Aim of the exercise | Please, without the pictures, retype exactly the lines from the start of the material through the line that holds "(tname) at (562,410)".

——————

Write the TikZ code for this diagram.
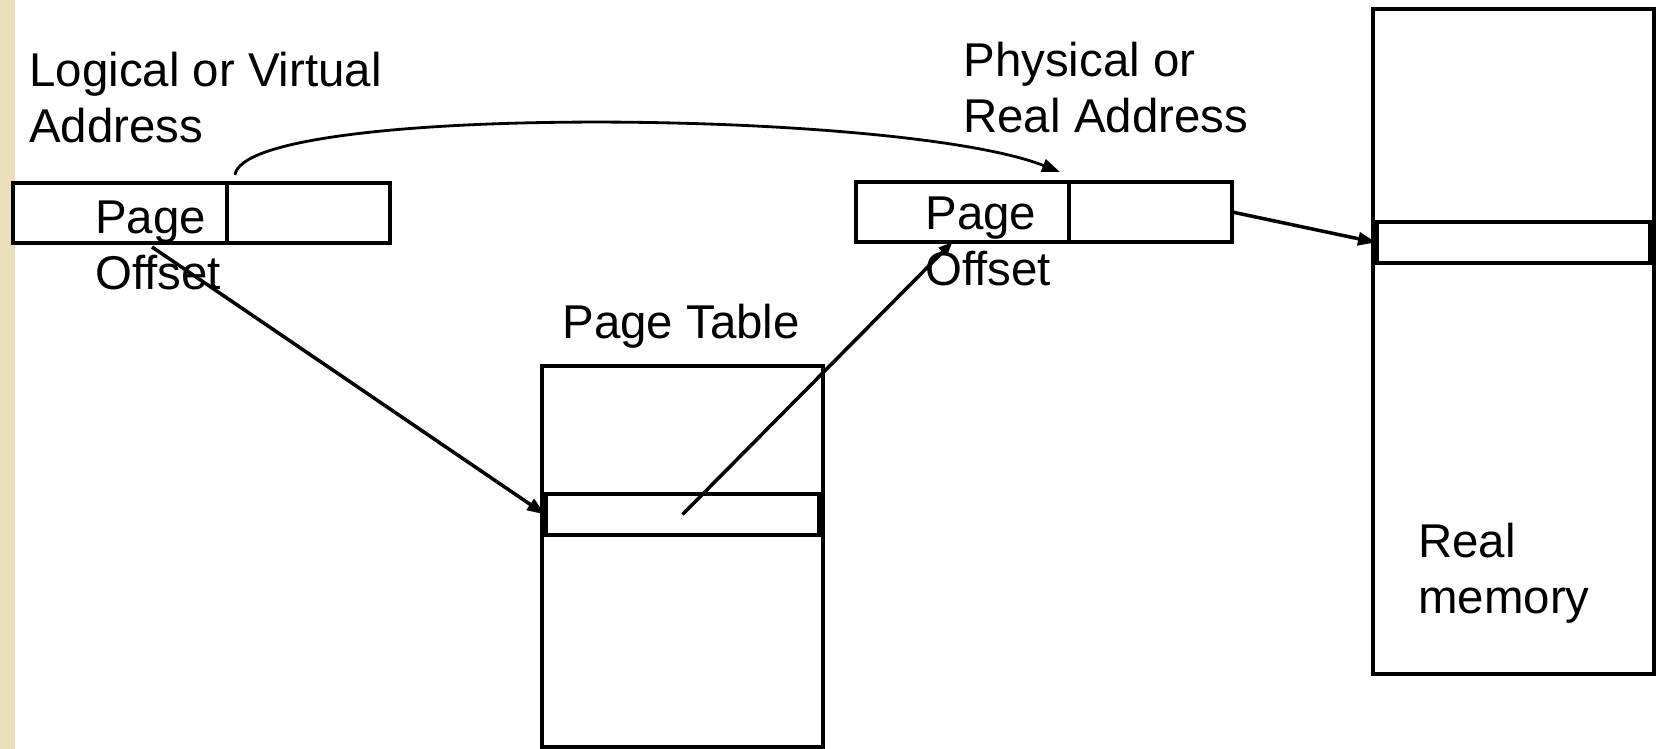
\documentclass[tikz,border=0pt]{standalone}
\usepackage{fontspec}
\setmainfont{Liberation Sans}
\usetikzlibrary{positioning, arrows.meta}
\definecolor{slidetan}{RGB}{236,222,186}
\tikzset{
x=0.02cm, y=0.02cm, % one unit is one pixel of the slide
>={Triangle[length=0.36cm, width=0.26cm]}, % filled arrow heads
every node/.style={font=\fontsize{27}{32.4}\selectfont},
cell/.style={draw, line width=2.2pt, minimum height=1.2cm, inner sep=0pt, outer sep=0pt}, % one field of an address
column/.style={draw, line width=2.2pt, minimum width=5.62cm, inner sep=0pt, outer sep=0pt}, % a block of memory
slot/.style={column, minimum width=5.5cm, minimum height=0.82cm}, % the selected entry
caption/.style={align=left, inner sep=0pt, anchor=base west}, % base sits on the last line
link/.style={->, line width=2pt}
}

\begin{document}
\begin{tikzpicture}
  \useasboundingbox (0,0) rectangle (1659,749);
  \fill[slidetan] (0,0) rectangle (15,749);

  % virtual address
  \node[cell, minimum width=4.28cm, anchor=north west] (lpage) at (13,566) {};
  \node[cell, minimum width=3.26cm, right=0pt of lpage] (loff) {};
  \node[caption] (vname) at (29,606) {Logical or Virtual\\Address};
  \node[caption] (lfield) at (95,459) {Page\\Offset};

  % physical address
  \node[cell, minimum width=4.26cm, anchor=north west] (rpage) at (856,567) {};
  \node[cell, minimum width=3.26cm, right=0pt of rpage] (roff) {};
  \node[caption] (pname) at (963,616) {Physical or\\Real Address};
  \node[caption] (rfield) at (925,463) {Page\\Offset};

  % page table
  \node[column, minimum height=7.62cm] (ptab) at (682.5,192.5) {};
  \node[slot] (pentry) at (682.5,234.5) {};
  \node[caption] (tname) at (562,410) {Page Table};

  % real memory
  \node[column, minimum height=13.3cm] (mem) at (1513.5,407.5) {};
  \node[slot] (mframe) at (1513.5,506.5) {};
  \node[caption] (mname) at (1418,135) {Real\\memory};

  % heavier sides on the selected entries
  \foreach \s in {pentry, mframe}
    \draw[line width=3.6pt] (\s.north west) -- (\s.south west)
      (\s.north east) -- (\s.south east);

  \draw[link] ([xshift=0.64cm, yshift=-0.08cm]lpage.south) -- (pentry.west);
  \draw[link, >={Triangle[length=0.28cm, width=0.22cm]}] (pentry.center) -- ([xshift=-0.2cm]rpage.south);
  \draw[link] (roff.east) -- (mframe.west);
  \draw[->, line width=1.6pt] ([xshift=0.16cm, yshift=0.16cm]loff.north west)
    .. controls +(10,72) and +(-160,63) .. ([xshift=-0.18cm, yshift=0.2cm]roff.north west);
\end{tikzpicture}
\end{document}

——————

Solved problem |
Write the TikZ code for this diagram.
\documentclass[tikz,border=0pt]{standalone}
\usepackage{fontspec}
\setmainfont{Liberation Sans}
\usetikzlibrary{positioning, arrows.meta}
\definecolor{slidetan}{RGB}{236,222,186}
\tikzset{
x=0.02cm, y=0.02cm, % one unit is one pixel of the slide
>={Triangle[length=0.36cm, width=0.26cm]}, % filled arrow heads
every node/.style={font=\fontsize{27}{32.4}\selectfont},
cell/.style={draw, line width=2.2pt, minimum height=1.2cm, inner sep=0pt, outer sep=0pt}, % one field of an address
column/.style={draw, line width=2.2pt, minimum width=5.62cm, inner sep=0pt, outer sep=0pt}, % a block of memory
slot/.style={column, minimum width=5.5cm, minimum height=0.82cm}, % the selected entry
caption/.style={align=left, inner sep=0pt, anchor=base west}, % base sits on the last line
link/.style={->, line width=2pt}
}

\begin{document}
\begin{tikzpicture}
  \useasboundingbox (0,0) rectangle (1659,749);
  \fill[slidetan] (0,0) rectangle (15,749);

  % virtual address
  \node[cell, minimum width=4.28cm, anchor=north west] (lpage) at (13,566) {};
  \node[cell, minimum width=3.26cm, right=0pt of lpage] (loff) {};
  \node[caption] (vname) at (29,606) {Logical or Virtual\\Address};
  \node[caption] (lfield) at (95,459) {Page\\Offset};

  % physical address
  \node[cell, minimum width=4.26cm, anchor=north west] (rpage) at (856,567) {};
  \node[cell, minimum width=3.26cm, right=0pt of rpage] (roff) {};
  \node[caption] (pname) at (963,616) {Physical or\\Real Address};
  \node[caption] (rfield) at (925,463) {Page\\Offset};

  % page table
  \node[column, minimum height=7.62cm] (ptab) at (682.5,192.5) {};
  \node[slot] (pentry) at (682.5,234.5) {};
  \node[caption] (tname) at (562,410) {Page Table};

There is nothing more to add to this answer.